Try to keep your selection of colors down to two or three. Too many colors will increase your cost of production and make it more difficult to reproduce.
One interesting idea that we’ve seen used is to change the color of the logo on things like business cards and stationery depending on the market segmentations of the clientele.
Keep it Unique
This should be straightforward. You want to be sure that your company is easily identified among your industry and competitors. Be sure to carefully research your industry and target market before embarking on a logo design. You need to know and understand the common styles of your industry, but you also need to make sure that you don’t infringe on anyone else’s trademarked logo.
Versatility Pays Dividends
One of the most important attributes of a good logo design is versatility. You want to portray a consistent image across all of your marketing materials, including signs, letterhead, business cards, products lines, and web sites. Often times, a complicated logo design will work fine on a website or billboard, but when you shrink it down to fit on a pen or coffee cup, the illustration or lettering will become illegible. Your logo should also work well in black and white.

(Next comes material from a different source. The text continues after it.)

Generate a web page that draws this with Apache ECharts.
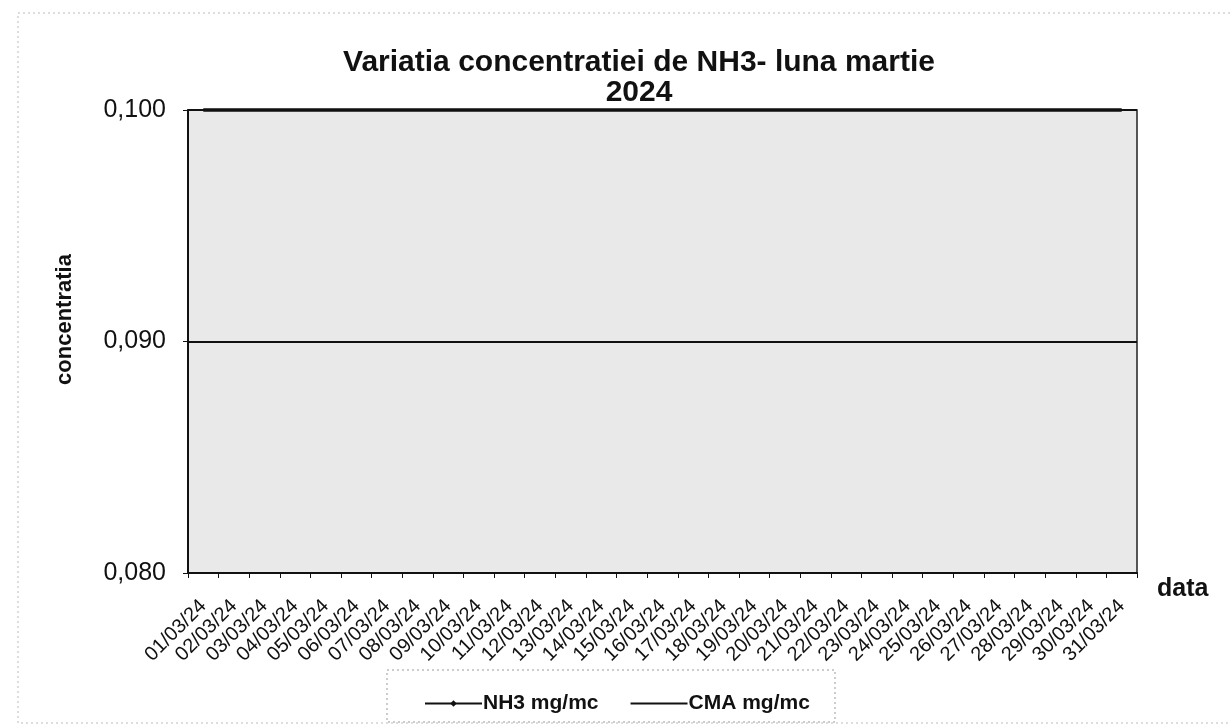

You may often find that start-up companies and even well-established law firms will not consistently brand their logo across all their marketing materials. For example, they may have their logo on the front door of their office, but will end up using something different (or nothing at all!) on their website. In order to build brand recognition you need to market your logo and image as consistently as possible. Be sure that when you’re having your logo designed that you receive all the file formats necessary for use in your various marketing channels.